The Book of Ecclesiasticus, also known as the Wisdom of Sirach or Book of Sirach or simply as Sirach, is a second century BC writing by a Jewish scribe named Shimon ben Yeshua ben Eliezer ben Sira who was from the City of Jerusalem.
The Wisdom of Sirach / Book of Ecclesiasticus – What is it?
Ecclesiasticus was originally written in Hebrew though it also existed in Greek after being translated in Egypt by the author's grandson Joshua. It is believed Shimon was living in Alexandria, Egypt, where he had started a Jewish school, at the time of the book's compilation. Ecclesiasticus is the only book found in the Apocrypha whose writer signed the writing.
The Hebrew canon or collection of books did not include Ecclesiasticus / the Wisdom of Sirach. The Greek translation of the Hebrew Scriptures called the Septuagint did include Ecclesiasticus, making it popular among Greek-speaking Jews in Egypt. The Apocrypha or Deuterocanonical Books found in Catholic, Orthodox, and Anglican versions of the Bible also include this book. Though used by various church leaders throughout history, Ecclesiasticus / Sirach was not officially accepted until 1546 at the Council of Trent.
While the Wisdom of Sirach includes much insightful wisdom, often-resembling Proverbs or other Wisdom Books in its style, the book's contents were not included in the authoritative books of the Bible accepted by the earliest Christians.
Further, despite its often-wise sayings, Ecclesiasticus also includes some disturbing readings. For example, it supports harsh treatment of slaves (23:44-48) as well as a poor view of women (42:12-14).
Some see allusions or connections to New Testament teachings. For example, Sirach 29:11 states, "Dispose of your treasure as the Most High commands, for that will profit you more than the gold" (NAB), a passage that resembles the teaching of Jesus regarding the storing up of treasures in heaven (Matthew 6:19-20). In Mary's response to God, she declares, "He has brought down the mighty from their thrones and exalted those of humble estate," (Luke 1:52) which resembles, "The thrones of the arrogant God overturns and establishes the lowly in their stead" (Sirach 10:14, NAB).

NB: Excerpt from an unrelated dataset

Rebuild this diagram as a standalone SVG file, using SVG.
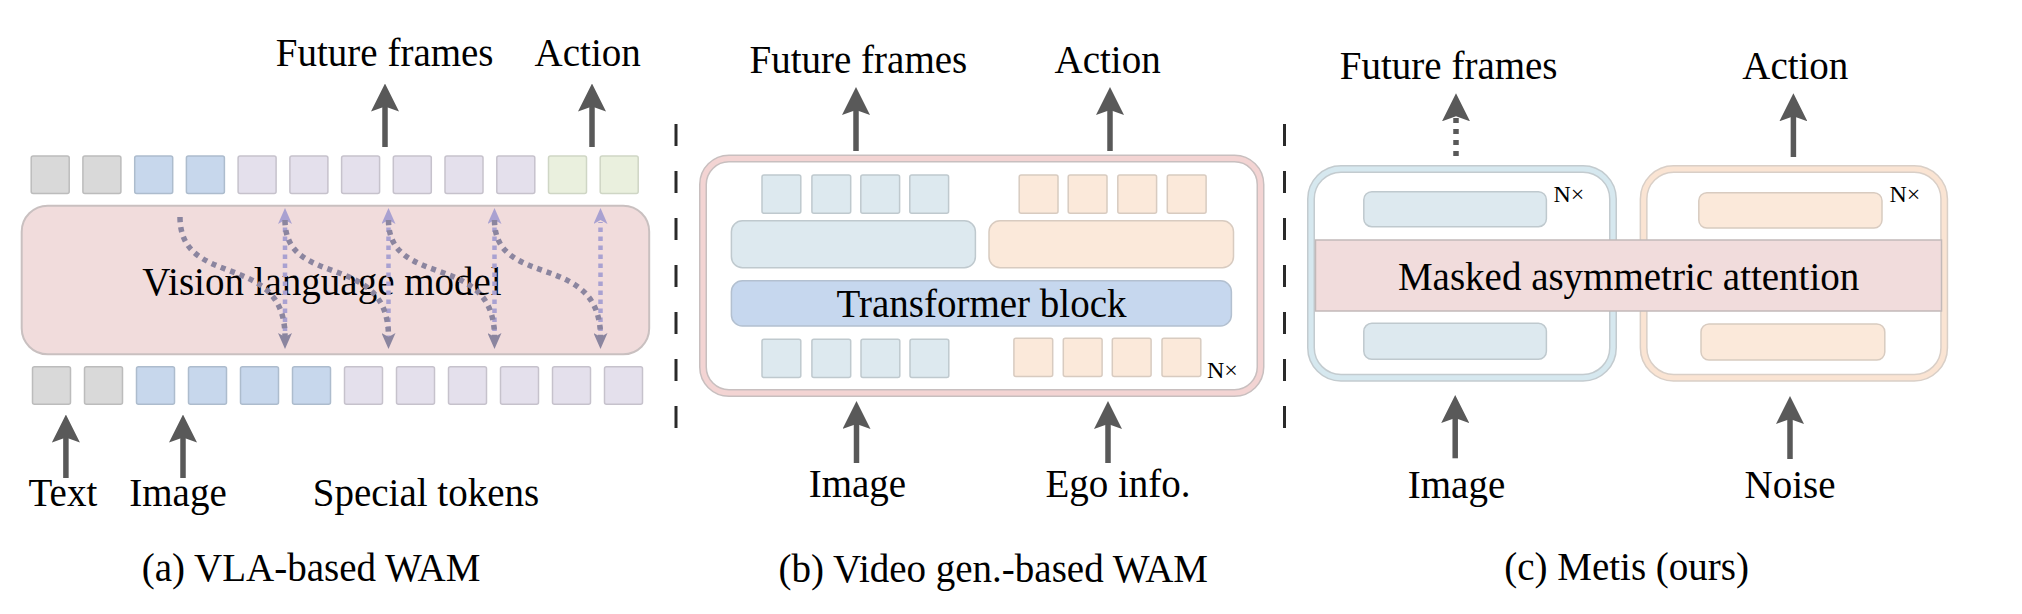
<svg xmlns="http://www.w3.org/2000/svg" width="2022" height="614" viewBox="0 0 2022 614">
<style>
text{font-family:'Liberation Serif','Times New Roman',serif;font-size:39px;fill:#000;text-anchor:middle}
.nx{font-size:24px;text-anchor:start}
.tg{fill:#d9d9d9;stroke:#bcbcbc;stroke-width:1.5}
.tb{fill:#c7d7ec;stroke:#adbccd;stroke-width:1.5}
.tl{fill:#e4e0ec;stroke:#c6c2cc;stroke-width:1.5}
.tn{fill:#eaf0de;stroke:#cfd6c5;stroke-width:1.5}
.lb{fill:#dde9ef;stroke:#bfc9ce;stroke-width:1.5}
.pc{fill:#fbe9da;stroke:#d8cbc0;stroke-width:1.5}
.arr{stroke:#595959;stroke-width:5.5;fill:none;marker-end:url(#ah)}
.sep{stroke:#2a2a2a;stroke-width:3;stroke-dasharray:22 25}
.vl{stroke:#a9a1d1;stroke-width:4.5;stroke-dasharray:4.5 4.5;fill:none;marker-end:url(#ahl)}
.cv{stroke:#8b859f;stroke-width:5.5;stroke-dasharray:5 5;fill:none;marker-end:url(#ahd)}
</style>
<defs>
<marker id="ah" markerUnits="userSpaceOnUse" viewBox="0 0 28 28" markerWidth="28" markerHeight="28" refX="8" refY="14" orient="auto"><path d="M0,0 L28,14 L0,28 L5,14 Z" fill="#595959"/></marker>
<marker id="ahl" markerUnits="userSpaceOnUse" viewBox="0 0 16 14" markerWidth="16" markerHeight="14" refX="2" refY="7" orient="auto"><path d="M0,0 L16,7 L0,14 L4,7 Z" fill="#a9a1d1"/></marker>
<marker id="ahd" markerUnits="userSpaceOnUse" viewBox="0 0 16 14" markerWidth="16" markerHeight="14" refX="4" refY="7" orient="auto"><path d="M0,0 L16,7 L0,14 L4,7 Z" fill="#8b859f"/></marker>
</defs>

<g id="separators">
<line class="sep" x1="676" y1="124" x2="676" y2="432"/>
<line class="sep" x1="1284.5" y1="124" x2="1284.5" y2="432"/>
</g>

<!-- Panel (a) -->
<g id="a-top-tokens">
<rect class="tg" x="31.2" y="156" width="38" height="37.5" rx="2"/>
<rect class="tg" x="82.9" y="156" width="38" height="37.5" rx="2"/>
<rect class="tb" x="134.7" y="156" width="38" height="37.5" rx="2"/>
<rect class="tb" x="186.4" y="156" width="38" height="37.5" rx="2"/>
<rect class="tl" x="238.1" y="156" width="38" height="37.5" rx="2"/>
<rect class="tl" x="289.9" y="156" width="38" height="37.5" rx="2"/>
<rect class="tl" x="341.6" y="156" width="38" height="37.5" rx="2"/>
<rect class="tl" x="393.3" y="156" width="38" height="37.5" rx="2"/>
<rect class="tl" x="445" y="156" width="38" height="37.5" rx="2"/>
<rect class="tl" x="496.8" y="156" width="38" height="37.5" rx="2"/>
<rect class="tn" x="548.5" y="156" width="38" height="37.5" rx="2"/>
<rect class="tn" x="600.2" y="156" width="38" height="37.5" rx="2"/>
</g>
<g id="a-vlm">
<rect x="21.7" y="205.7" width="627.5" height="148.6" rx="26" fill="#f1dcdc" stroke="#c9c0c0" stroke-width="2"/>
<text x="322" y="295">Vision language model</text>
</g>
<g id="a-bottom-tokens">
<rect class="tg" x="32.5" y="366.7" width="38" height="37.5" rx="2"/>
<rect class="tg" x="84.5" y="366.7" width="38" height="37.5" rx="2"/>
<rect class="tb" x="136.5" y="366.7" width="38" height="37.5" rx="2"/>
<rect class="tb" x="188.5" y="366.7" width="38" height="37.5" rx="2"/>
<rect class="tb" x="240.5" y="366.7" width="38" height="37.5" rx="2"/>
<rect class="tb" x="292.5" y="366.7" width="38" height="37.5" rx="2"/>
<rect class="tl" x="344.5" y="366.7" width="38" height="37.5" rx="2"/>
<rect class="tl" x="396.5" y="366.7" width="38" height="37.5" rx="2"/>
<rect class="tl" x="448.5" y="366.7" width="38" height="37.5" rx="2"/>
<rect class="tl" x="500.5" y="366.7" width="38" height="37.5" rx="2"/>
<rect class="tl" x="552.5" y="366.7" width="38" height="37.5" rx="2"/>
<rect class="tl" x="604.5" y="366.7" width="38" height="37.5" rx="2"/>
</g>
<g id="a-labels">
<text x="384.7" y="66">Future frames</text>
<text x="587.7" y="66">Action</text>
<text x="62.9" y="506">Text</text>
<text x="178" y="506">Image</text>
<text x="426" y="506">Special tokens</text>
<text x="311" y="581">(a) VLA-based WAM</text>
</g>

<!-- Panel (b) -->
<g id="b-block">
<rect x="703" y="158.5" width="557.5" height="234.5" rx="26" fill="#fff" stroke="#c8bfbf" stroke-width="8"/>
<rect x="703" y="158.5" width="557.5" height="234.5" rx="26" fill="none" stroke="#f3d4d3" stroke-width="5"/>
<rect class="lb" x="762" y="175" width="38.8" height="38.3" rx="2"/>
<rect class="lb" x="811.9" y="175" width="38.8" height="38.3" rx="2"/>
<rect class="lb" x="860.8" y="175" width="38.8" height="38.3" rx="2"/>
<rect class="lb" x="909.8" y="175" width="38.8" height="38.3" rx="2"/>
<rect class="pc" x="1019.2" y="175" width="38.8" height="38.3" rx="2"/>
<rect class="pc" x="1068.2" y="175" width="38.8" height="38.3" rx="2"/>
<rect class="pc" x="1117.8" y="175" width="38.8" height="38.3" rx="2"/>
<rect class="pc" x="1167.3" y="175" width="38.8" height="38.3" rx="2"/>
<rect class="lb" x="731.4" y="220.7" width="244" height="47" rx="11"/>
<rect class="pc" x="989" y="220.7" width="244.5" height="47" rx="11"/>
<rect x="731.4" y="280.7" width="500" height="45.3" rx="11" fill="#c6d7ee" stroke="#b3c0d0" stroke-width="1.5"/>
<text x="981.5" y="316.7">Transformer block</text>
<rect class="lb" x="762" y="339.3" width="38.8" height="38.3" rx="2"/>
<rect class="lb" x="811.9" y="339.3" width="38.8" height="38.3" rx="2"/>
<rect class="lb" x="861" y="339.3" width="38.8" height="38.3" rx="2"/>
<rect class="lb" x="910" y="339.3" width="38.8" height="38.3" rx="2"/>
<rect class="pc" x="1013.9" y="338.3" width="38.8" height="38.3" rx="2"/>
<rect class="pc" x="1063.3" y="338.3" width="38.8" height="38.3" rx="2"/>
<rect class="pc" x="1112.3" y="338.3" width="38.8" height="38.3" rx="2"/>
<rect class="pc" x="1162" y="338.3" width="38.8" height="38.3" rx="2"/>
<text class="nx" x="1207" y="378.3">N×</text>
</g>
<g id="b-labels">
<text x="858.4" y="73.3">Future frames</text>
<text x="1107.6" y="73.3">Action</text>
<text x="857.4" y="496.7">Image</text>
<text x="1118" y="496.7">Ego info.</text>
<text x="993.3" y="581.7">(b) Video gen.-based WAM</text>
</g>

<!-- Panel (c) -->
<g id="c-visual">
<rect x="1311" y="169" width="302" height="208.7" rx="30" fill="#fff" stroke="#c3cbcf" stroke-width="8"/>
<rect x="1311" y="169" width="302" height="208.7" rx="30" fill="none" stroke="#d6e8ef" stroke-width="5"/>
<rect class="lb" x="1363.8" y="191.7" width="182.6" height="35" rx="8"/>
<rect class="lb" x="1363.8" y="323.3" width="182.6" height="36" rx="8"/>
<text class="nx" x="1553.5" y="201.7">N×</text>
</g>
<g id="c-action">
<rect x="1643.6" y="169" width="300.6" height="208.7" rx="30" fill="#fff" stroke="#d9cfc7" stroke-width="8"/>
<rect x="1643.6" y="169" width="300.6" height="208.7" rx="30" fill="none" stroke="#fae4d3" stroke-width="5"/>
<rect class="pc" x="1698.8" y="192.7" width="183.2" height="35.3" rx="8"/>
<rect class="pc" x="1701" y="324" width="183.8" height="36" rx="8"/>
<text class="nx" x="1889.5" y="201.7">N×</text>
</g>
<g id="c-attention">
<rect x="1315.5" y="240" width="626" height="71" fill="#f1dcdc" stroke="#c2b9b9" stroke-width="1.5"/>
<text x="1628.6" y="290">Masked asymmetric attention</text>
</g>
<g id="c-labels">
<text x="1448.7" y="79.3">Future frames</text>
<text x="1795.3" y="79.3">Action</text>
<text x="1456.5" y="498.3">Image</text>
<text x="1790" y="498.3">Noise</text>
<text x="1626.6" y="580">(c) Metis (ours)</text>
</g>

<g id="connectors">
<!-- panel (a) attention flows -->
<path class="vl" d="M285,340 L285,222"/>
<path class="vl" d="M388.5,340 L388.5,222"/>
<path class="vl" d="M494.5,340 L494.5,222"/>
<path class="vl" d="M600.5,340 L600.5,222"/>
<path class="cv" d="M180,217 C180,290 285,250 285,337"/>
<path class="cv" d="M285,220 C285,290 388.5,250 388.5,337"/>
<path class="cv" d="M388.5,220 C388.5,290 494.5,250 494.5,337"/>
<path class="cv" d="M494.5,220 C494.5,290 600.5,250 600.5,337"/>
<!-- panel (a) io arrows -->
<path class="arr" d="M385,147 L385,103.5"/>
<path class="arr" d="M592,147 L592,103.5"/>
<path class="arr" d="M65.9,478 L65.9,434.5"/>
<path class="arr" d="M183,478 L183,434.5"/>
<!-- panel (b) -->
<path class="arr" d="M856,151 L856,107"/>
<path class="arr" d="M1110,151 L1110,107"/>
<path class="arr" d="M856.5,463 L856.5,421"/>
<path class="arr" d="M1108,463 L1108,421"/>
<!-- panel (c) -->
<path class="arr" d="M1456,156 L1456,113.3" stroke-dasharray="5 6"/>
<path class="arr" d="M1793.4,157 L1793.4,113.3"/>
<path class="arr" d="M1455.2,458.3 L1455.2,415"/>
<path class="arr" d="M1790,459 L1790,416"/>
</g>
</svg>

Should the Wisdom of Sirach / Book of Ecclesiasticus be accepted into the collection of Bible books? The church leader Jerome who was responsible for overseeing the translation of the Bible into the Latin Vulgate in around AD 400 believed it was best considered among the ecclesiastical books (writings of the church) rather than as one of the biblical books. This evaluation reflected the earlier church councils and leaders prior to the divisions of the Catholic and Protestant Churches and remains the best evaluation of the Book of Ecclesiasticus for today.